New school opens with excitement, wariness Berger stresses need for teacher pay boost

September 09, 1992|By Frank D. Roylance | Frank D. Roylance,Staff Writer

Baltimore County school Superintendent Stuart Berger said yesterday that a pay increase for the county's teachers will be among his top priorities for the 1993-1994 education budget.

The teachers "haven't had a raise in three years. Everything is important, but we've just got to find a way to compensate them," Dr. Berger said.

However, Gov. William Donald Schaefer, who joined Dr. Berger and state school Superintendent Nancy S. Grasmick on an opening-day tour of Fort Garrison Elementary School, said the state's budget crisis, including a $500 million deficit, could further cut state aid to local schools.

"No budget won't be touched," he said.

Baltimore County teachers and other school employees had their last cost-of-living pay increase in January 1991 -- a 4 percent raise delayed until halfway through the school year. There were no cost-of-living raises for the 1991-1992 or 1992-1993 school years.

Last spring, teachers helped finance the county's budget deficits by giving up four days' pay through involuntary furloughs. Twelve-month employees lost five days' pay.

Any raises approved by the county school board must survive budget cuts by the county executive and the County Council at a time when both face cuts in state aid.

Mr. Schaefer, who handed out pencils to children as they got off the morning buses, said that barring an unexpected "groundswell" favoring a tax increase, the budget crisis would affect all quarters of state government, including local aid and education. He said he hoped the cuts would not be felt at the school level in areas such as classroom supplies.

Dr.
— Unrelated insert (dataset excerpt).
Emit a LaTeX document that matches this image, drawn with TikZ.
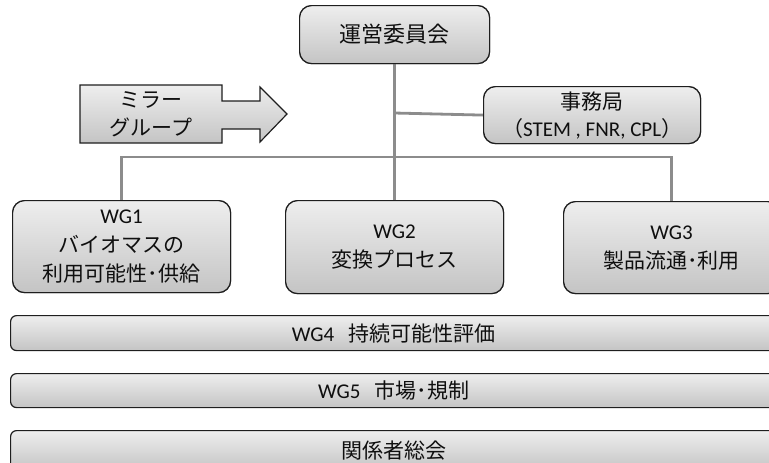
\documentclass[tikz,border=0pt]{standalone}
\usepackage{fontspec}
\setmainfont{Noto Sans CJK JP}
\newfontfamily\lat{Carlito}
\definecolor{topc}{RGB}{238,238,238}
\definecolor{botc}{RGB}{196,196,196}
\definecolor{edgec}{RGB}{30,30,30}
\definecolor{linec}{RGB}{140,140,140}
\definecolor{txtc}{RGB}{15,15,15}
\tikzset{
  gbox/.style={draw=edgec, line width=1.2pt, top color=topc, bottom color=botc,
    rounded corners=12pt, align=center, text=txtc, inner sep=0pt, anchor=north west,
    font=\fontsize{21}{29}\selectfont},
  gbar/.style={draw=edgec, line width=1.2pt, top color=topc, bottom color=botc,
    rounded corners=6pt, text=txtc, inner sep=0pt, anchor=north west,
    font=\fontsize{21}{24}\selectfont},
  conn/.style={draw=linec, line width=2.8pt},
  lbl/.style={align=center, text=txtc, inner sep=0pt, font=\fontsize{21}{28}\selectfont}
}
\begin{document}
\begin{tikzpicture}[x=1pt,y=-1pt]
\useasboundingbox (0,0) rectangle (769,463);
\clip (0,0) rectangle (769,463);
\node[gbox, minimum width=190pt, minimum height=58pt] (top) at (299,5) {\fontsize{22}{26}\selectfont 運営委員会};
\node[gbox, minimum width=217pt, minimum height=57pt, font=\fontsize{21}{27}\selectfont] (sec) at (483,86) {事務局\\（{\lat STEM , FNR, CPL}）};
\node[gbox, minimum width=218pt, minimum height=92pt] (wg1) at (12,200) {{\lat WG1}\\バイオマスの\\利用可能性･供給};
\node[gbox, minimum width=218pt, minimum height=93pt] (wg2) at (285,200) {{\lat WG2}\\変換プロセス};
\node[gbox, minimum width=216pt, minimum height=92pt] (wg3) at (563,201) {{\lat WG3}\\製品流通･利用};
\coordinate (j) at (394,113);
\coordinate (bus) at (394,157);
\draw[conn] (top.south) -- (wg2.north);
\draw[conn] (j) -- (sec.west);
\draw[conn] (wg1.north) |- (bus) -| (wg3.north);
% redraw boxes over connector ends
\node[gbox, minimum width=190pt, minimum height=58pt] at (299,5) {\fontsize{22}{26}\selectfont 運営委員会};
\node[gbox, minimum width=217pt, minimum height=57pt, font=\fontsize{21}{27}\selectfont] at (483,86) {事務局\\（{\lat STEM , FNR, CPL}）};
\node[gbox, minimum width=218pt, minimum height=92pt] at (12,200) {{\lat WG1}\\バイオマスの\\利用可能性･供給};
\node[gbox, minimum width=218pt, minimum height=93pt] at (285,200) {{\lat WG2}\\変換プロセス};
\node[gbox, minimum width=216pt, minimum height=92pt] at (563,201) {{\lat WG3}\\製品流通･利用};
% mirror group arrow
\path[draw=edgec, line width=1.2pt, top color=topc, bottom color=botc]
  (80,85) -- (222,85) -- (222,101) -- (260,101) -- (260,87) -- (287,114)
  -- (260,142) -- (260,129) -- (222,129) -- (222,143) -- (80,143) -- cycle;
\node[lbl] (mir) at (151,114) {ミラー\\グループ};
% bars
\node[gbar, minimum width=766pt, minimum height=35pt] (wg4) at (10,315) {{\lat WG4}\hspace{14pt}持続可能性評価};
\node[gbar, minimum width=766pt, minimum height=34pt] (wg5) at (10,373) {{\lat WG5}\hspace{14pt}市場･規制};
\node[gbar, minimum width=766pt, minimum height=40pt] (gen) at (10,430) {関係者総会};
\end{tikzpicture}
\end{document}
Berger said he would "just have to wait and make the best" of whatever cuts the state passes along to the county.

Only "extraordinary circumstances" would lead to layoffs, he said, adding that "we really don't want to have furloughs."

A 20 percent cut in money to pay short-term substitute teachers and aides is among the cutbacks ordered this year to avoid other drastic cost-cutting measures.

School principals will fill the gap with "creative solutions," Dr. Berger said. For example, all members of the supervisory staff with teaching experience -- up to and including Dr. Berger -- will be asked to help fill in as substitutes.

At Fort Garrison, opening day appeared to go smoothly despite over flow enrollment. Principal Ann Glazer said she has 496 students in kindergarten through fifth grade this year, 26 more than last year and 140 more than the school was designed for.

"We just have to use every available space," she said.

Two classroom trailers and the school cafeteria, which doubles as a music room during some periods, are being used. And a storage room for books also is being used by small groups.

Jim Kraft, planning manager for the county schools, said 60 percent of the county's 94 elementary schools are filled beyond their intended capacities, with 4,000 students meeting in 156 trailer classrooms.

Redistricting won't address the crowding at Fort Garrison because all neighboring schools are at or beyond capacity, he said. Construction of the 750-student Mays Chapel Elementary School at Padonia and Jenifer roads would bring relief to Fort Garrison and three neighboring schools.

Because cuts in state aid have delayed the school's construction for three years, the county has decided to ask voters for authority to borrow $8.4 million for the project. The money is part of a $46 million school bond issue on the November ballot, pared down from $91.5 million. If the bond issue passes, the Mays Chapel school could be built to open in September 1995. The referendum also will seek $2.2 million to buy 55 more portable classrooms.

During yesterday's tour, Mr. Schaefer spent some time answering students' questions in Carolyn Hubberman's fifth-grade class. Asked whether it was hard to be governor, he said it was "very difficult right now" because of the state's budget deficit.

"It used to be a nice job, but now it's not quite what it was," he said.

Asked whether he plans to run for any other office once he completes his term in 1994, Mr. Schaefer said, "Yes." But he added, "I don't know what I'm going to run for."